Let’s develop this idea further. Elsewhere Baha’u’llah wrote:

Indeed, O brother, if we ponder each created thing, we shall witness a myriad consummate wisdoms and learn a myriad new and wondrous truths. One of the created phenomena is the dream. Behold how many secrets have been deposited therein, how many wisdoms treasured up, how many worlds concealed. Observe how thou art asleep in a dwelling, and its doors are shut; on a sudden thou findest thyself in a far-off city, which thou enterest without moving thy feet or wearying thy body. Without taxing thine eyes, thou seest; without troubling thine ears, thou hearest; without a tongue, thou speakest. And perchance when ten years have passed, thou wilt witness in this temporal world the very things thou hast dreamt tonight.

Now there are many wisdoms to ponder in the dream, which none but the people of this valley can comprehend in their reality. First, what is this world where without eye or ear or hand or tongue one can put all these to use? Second, how is it that in the outer world thou seest today the effect of a dream which thou didst witness in the world of sleep some ten years past? Consider the difference between these two worlds, and the mysteries they conceal, that, attended by divine confirmations, thou mayest attain unto heavenly discoveries and enter the realms of holiness.

God, the Most High, hath placed these signs in men so that veiled minds might not deny the mysteries of the life beyond, nor belittle that which hath been promised them.

Baha’u’llah spoke here about the “outer world” and the inner “world of sleep.” The “world of sleep” is actually a world of consciousness that operates independently of our awakening consciousness. The waking state operates by use of the physical senses, while the true dream state does not. Yet dreams offer us a world of experience, with their own sights and sounds proceeding independently of the five physical senses. So are there any other senses by which we experience in the true dream state? Is it just our vivid imaginations? Or is there another explanation? One such explanation is the theory of the “inner senses” or psychic faculties that operate independently of the physical senses, as explained by Abdu’l-Baha:

There are five outward material powers in man which are the means of perception—that is, five powers whereby man perceives material things. They are sight, which perceives sensible forms; hearing, which perceives audible sounds; smell, which perceives odours; taste, which perceives edible things; and touch, which is distributed throughout the body and which perceives tactile realities. These five powers perceive external objects.

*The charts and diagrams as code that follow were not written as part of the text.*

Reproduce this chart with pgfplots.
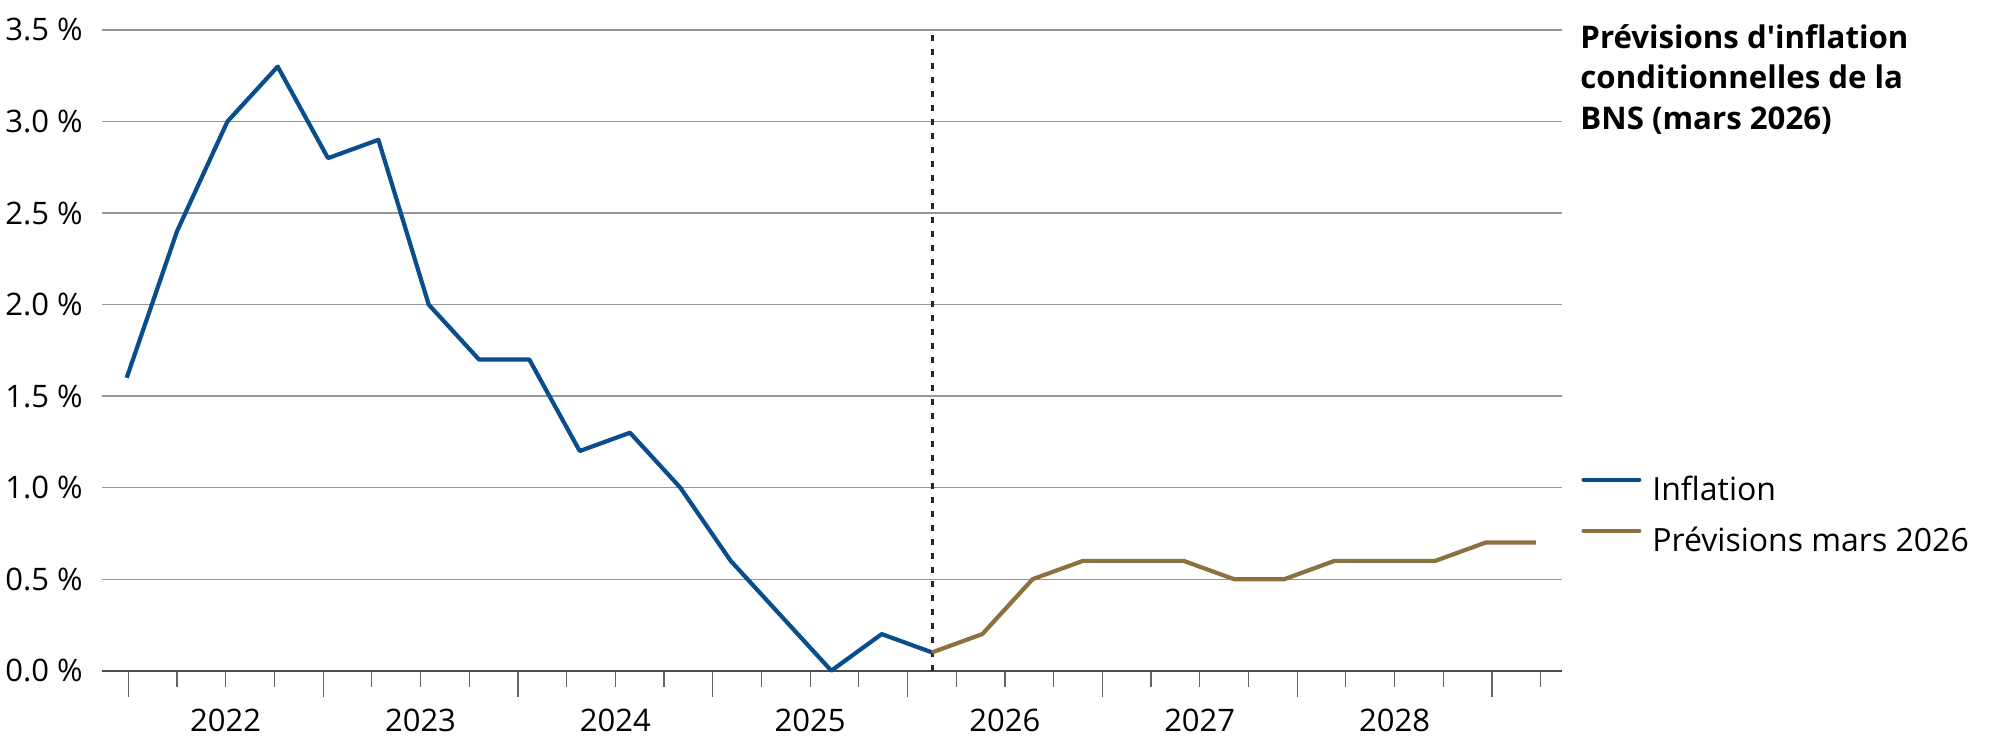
\documentclass[border=0pt]{standalone}
\usepackage{fontspec}
\setmainfont{Open Sans}[Ligatures=TeXOff]
\IfFontExistsTF{Open Sans SemiBold}{\newfontfamily\titlefont{Open Sans SemiBold}[Ligatures=TeXOff]}{\newfontfamily\titlefont{Open Sans}[Ligatures=TeXOff, UprightFont={* Bold}]}
\usepackage{pgfplots}
\usepackage{pgfplotstable}
\pgfplotsset{compat=1.18}
\definecolor{infl}{RGB}{10,77,140}
\definecolor{prev}{RGB}{140,112,62}
\definecolor{gridc}{RGB}{150,150,150}
\definecolor{axc}{RGB}{75,75,75}
\definecolor{tickc}{RGB}{100,100,100}

\pgfplotstableread{
x y
126.7 1.6
177.0 2.4
227.4 3.0
277.7 3.3
328.0 2.8
378.4 2.9
428.7 2.0
479.0 1.7
529.3 1.7
579.7 1.2
630.0 1.3
680.3 1.0
730.7 0.6
781.0 0.3
831.3 0.0
881.7 0.2
932.0 0.1
}\inflation

\pgfplotstableread{
x y
932.0 0.1
982.3 0.2
1032.6 0.5
1083.0 0.6
1133.3 0.6
1183.6 0.6
1234.0 0.5
1284.3 0.5
1334.6 0.6
1384.9 0.6
1435.3 0.6
1485.6 0.7
1535.9 0.7
}\prevision

\begin{document}
\begin{tikzpicture}
\useasboundingbox (-50.85pt,-41.15pt) rectangle (949.15pt,335.35pt);
\begin{axis}[
  scale only axis,
  width=729.9pt, height=320.35pt,
  xmin=101.7, xmax=1561.5, ymin=0, ymax=3.5,
  clip=false,
  axis x line*=bottom, axis y line*=left,
  y axis line style={draw=none},
  x axis line style={draw=axc, line width=1pt},
  ytick={0,0.5,1,1.5,2,2.5,3,3.5},
  ymajorgrids,
  grid style={gridc, line width=0.65pt},
  ytick style={draw=none},
  /pgf/number format/assume math mode=true,
  yticklabel={\pgfmathprintnumber[fixed,fixed zerofill,precision=1]{\tick}~\%},
  yticklabel style={anchor=east, inner sep=0pt, xshift=3.65pt},
  tick label style={font=\fontsize{15.5}{18}\selectfont},
  xtick={128.3,323.1,517.9,712.7,907.5,1102.3,1297.1,1491.9},
  xticklabels={},
  minor xtick={177.0,225.7,274.4,371.8,420.5,469.2,566.6,615.3,664.0,761.4,810.1,858.8,956.2,1004.9,1053.6,1151.0,1199.7,1248.4,1345.8,1394.5,1443.2,1540.6},
  tick align=outside,
  major tick length=13pt, minor tick length=8pt,
  xtick style={draw=tickc, line width=0.6pt},
  extra x ticks={225.7,420.5,615.3,810.1,1004.9,1199.7,1394.5},
  extra x tick labels={2022,2023,2024,2025,2026,2027,2028},
  extra x tick style={major tick length=0pt, xticklabel style={anchor=base, inner sep=0pt, yshift=-30.5pt}},
  legend style={at={(axis description cs:1,0.3028)}, anchor=north west, xshift=9.75pt,
    draw=none, fill=none, inner sep=0pt, row sep=14pt,
    font=\fontsize{16}{19}\selectfont,
    nodes={inner sep=0pt, text height=11.5pt, text depth=0pt},
    /tikz/every odd column/.append style={column sep=5.5pt}},
  legend cell align=left,
  legend image code/.code={\draw[#1, line width=2pt, line cap=round] (0pt,4.5pt) -- (28pt,4.5pt);},
]
\addplot[forget plot, black!85, line width=1.5pt, dash pattern=on 3pt off 4pt] coordinates {(932.0,0) (932.0,3.5)};
\addplot[infl, line width=2.1pt, line join=round] table[x=x, y=y] {\inflation};
\addlegendentry{Inflation}
\addplot[prev, line width=2.1pt, line join=round] table[x=x, y=y] {\prevision};
\addlegendentry{Prévisions mars 2026}
\end{axis}
\node[anchor=base west, inner sep=0pt, font=\titlefont\fontsize{15.6}{19}\selectfont] at (739.15pt,311.2pt) {Prévisions d'inflation};
\node[anchor=base west, inner sep=0pt, font=\titlefont\fontsize{15.6}{19}\selectfont] at (739.15pt,291.0pt) {conditionnelles de la};
\node[anchor=base west, inner sep=0pt, font=\titlefont\fontsize{15.6}{19}\selectfont] at (739.15pt,270.7pt) {BNS (mars 2026)};
\end{tikzpicture}
\end{document}
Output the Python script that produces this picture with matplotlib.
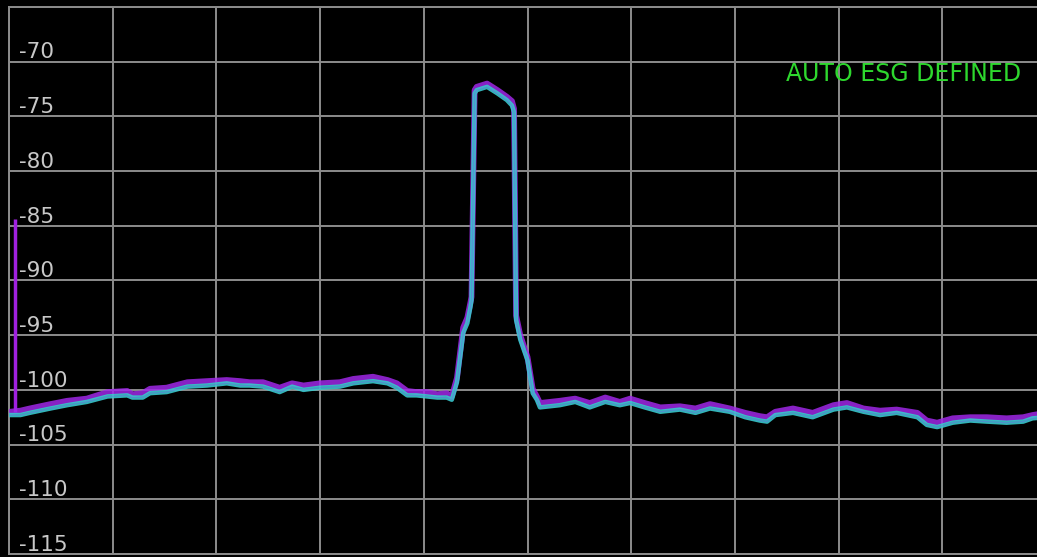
import matplotlib.pyplot as plt

# spectrum trace, x in screen divisions (0..10), level in dBm
trace_x = [0.01, 0.11, 0.20, 0.40, 0.56, 0.75, 0.95, 1.14, 1.19, 1.29, 1.36, 1.52, 1.72,
           1.91, 2.10, 2.23, 2.32, 2.45, 2.61, 2.73, 2.84, 3.00, 3.19, 3.32, 3.51, 3.65,
           3.74, 3.84, 3.93, 4.03, 4.13, 4.22, 4.27, 4.32, 4.38, 4.42, 4.45, 4.46, 4.49,
           4.51, 4.61, 4.71, 4.80, 4.85, 4.87, 4.89, 4.93, 5.00, 5.05, 5.09, 5.12, 5.31,
           5.46, 5.60, 5.75, 5.89, 5.99, 6.13, 6.28, 6.47, 6.62, 6.76, 6.95, 7.10, 7.24,
           7.31, 7.39, 7.56, 7.75, 7.95, 8.08, 8.24, 8.40, 8.56, 8.76, 8.85, 8.95, 9.10,
           9.27, 9.43, 9.62, 9.78, 9.87, 10.0]
cyan_db = [-102.3, -102.3, -102.1, -101.7, -101.4, -101.1, -100.6, -100.5, -100.7, -100.7,
           -100.3, -100.2, -99.7, -99.6, -99.4, -99.6, -99.6, -99.7, -100.2, -99.7, -100.0,
           -99.8, -99.7, -99.4, -99.2, -99.4, -99.8, -100.5, -100.5, -100.6, -100.7, -100.7,
           -100.9, -99.3, -94.8, -93.9, -92.4, -91.8, -72.9, -72.6, -72.3, -72.9, -73.5,
           -74.0, -74.6, -93.6, -95.4, -97.3, -100.3, -100.9, -101.6, -101.4, -101.1,
           -101.6, -101.1, -101.4, -101.2, -101.6, -102.0, -101.8, -102.1, -101.7, -102.0,
           -102.5, -102.8, -102.9, -102.3, -102.1, -102.5, -101.8, -101.6, -102.0, -102.3,
           -102.1, -102.5, -103.2, -103.4, -103.0, -102.8, -102.9, -103.0, -102.9, -102.6,
           -102.5]
magenta_db = [-102.0, -101.9, -101.7, -101.3, -101.0, -100.8, -100.2, -100.1, -100.4, -100.3,
              -99.9, -99.8, -99.3, -99.2, -99.1, -99.2, -99.3, -99.3, -99.8, -99.4, -99.6,
              -99.4, -99.3, -99.0, -98.8, -99.1, -99.4, -100.1, -100.2, -100.2, -100.4, -100.3,
              -100.6, -98.9, -94.3, -93.4, -92.0, -91.5, -72.6, -72.3, -72.0, -72.6, -73.2,
              -73.6, -74.3, -93.2, -95.0, -97.0, -99.9, -100.6, -101.2, -101.0, -100.8,
              -101.2, -100.7, -101.1, -100.8, -101.2, -101.6, -101.5, -101.7, -101.3, -101.7,
              -102.1, -102.4, -102.5, -102.0, -101.7, -102.1, -101.4, -101.2, -101.7, -101.9,
              -101.8, -102.1, -102.8, -103.0, -102.6, -102.5, -102.5, -102.6, -102.5, -102.3,
              -102.1]

# spur at the left edge of the magenta trace
spur_x = 0.06
spur_top = -84.4
spur_bottom = -102.0

y_ticks = [-70, -75, -80, -85, -90, -95, -100, -105, -110, -115]
banner = "AUTO ESG DEFINED"

fig = plt.figure(figsize=(10.37, 5.57), dpi=100, facecolor="black")
ax = fig.add_axes([9 / 1037, 3 / 557, 1037 / 1037, 547 / 557], facecolor="black")
ax.set_xlim(0, 10)
ax.set_ylim(-115, -65)
ax.set_xticks(range(0, 11))
ax.set_yticks(range(-115, -64, 5))
ax.tick_params(length=0, labelbottom=False, labelleft=False)
ax.grid(True, color="#8c8c8c", linewidth=1.4)
ax.set_axisbelow(True)
for s in ax.spines.values():
    s.set_color("#8c8c8c")
    s.set_linewidth(1.4)

# traces
ax.vlines(spur_x, spur_bottom, spur_top, color="#a020e0", linewidth=2.5, zorder=3)
ax.plot(trace_x, magenta_db, color="#a028e8", linewidth=4.2, alpha=0.85, zorder=3)
ax.plot(trace_x, cyan_db, color="#38c8cc", linewidth=3.2, alpha=0.9, zorder=4)
ax.plot(trace_x, cyan_db, color="#6a70e0", linewidth=0.8, alpha=0.5, zorder=5)

for v in y_ticks:
    ax.text(0.1, v + 0.3, str(v), color="#c8c8c8", fontsize=15.5,
            family="DejaVu Sans", va="baseline", ha="left", zorder=6)

ax.text(7.49, -71.1, banner, color="#2ed82e", fontsize=17, family="DejaVu Sans",
        va="center", ha="left", zorder=6)

fig.savefig("out.png", dpi=100, facecolor="black")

Man has likewise a number of spiritual powers: the power of imagination, which forms a mental image of things; thought, which reflects upon the realities of things; comprehension, which understands these realities; and memory, which retains whatever man has imagined, thought, and understood. The intermediary between these five outward powers and the inward powers is a common faculty, a sense which mediates between them and which conveys to the inward powers whatever the outward powers have perceived. It is termed the common faculty as it is shared in common between the outward and inward powers.

For instance, sight, which is one of the outward powers, sees and perceives this flower and conveys this perception to the inward power of the common faculty; the common faculty transmits it to the power of imagination, which in turn conceives and forms this image and transmits it to the power of thought; the power of thought reflects upon it and, having apprehended its reality, conveys it to the power of comprehension; the comprehension, once it has understood it, delivers the image of the sensible object to the memory, and the memory preserves it in its repository.

The outward powers are five: the power of sight, of hearing, of taste, of smell, and of touch. The inward powers are also five: the common faculty and the powers of imagination, thought, comprehension, and memory.

So the mechanisms by which we experience dreams, without the intermediary of the senses, occurs by way of defined inner senses or inward powers: (1) the common faculty; (2) the imagination; (3) thought; (4) comprehension; and (5) memory. 

  1. Common Faculty: Here, it would appear that the common faculty is an input mechanism. 
  2. Imagination: The imagination is the ability to perceive what is important by way of abstraction. In other words, the imagination abstractly “sees” (that is, perceives) that which has been transmitted by the common faculty. 
  3. Thought: The power of thought is the process of interpreting and making sense of what the mind perceives. 
  4. Comprehension: After this phase of “thought processing,” comprehension occurs – in other words, an understanding is attained, as a result of data from the common faculty processed by abstract thought until that data is understood. 
  5. Memory: This understanding requires some kind of encoding in order to be remembered, for the purpose of recall, by way of retrieval, later on.

Another way of looking at this thought-process, mediated by the inward powers, is to consider the following sequence: (1) input, i.e. raw data (by the “common faculty”); followed by (2) perception, independent of the physical senses (by the power of the “imagination”); that which point (3) this data is processed (by the power of “thought”); whereupon (4) it is finally understood (by the power of “comprehension”); and then (5) filed (encoded by the power of “memory”). The best analogy may well be data-processing, which has several similar stages. 

So there you have it! Upon the death of the physical body, the five outward senses cease to function. But, in the world beyond, which is also a world within, psychic life goes on eternally, whereby the soul experiences another reality through the operation of its spiritual powers. True dreams prove the existence of the world beyond by allowing each of us to experience how our inward spiritual powers function, independent of the outward material powers.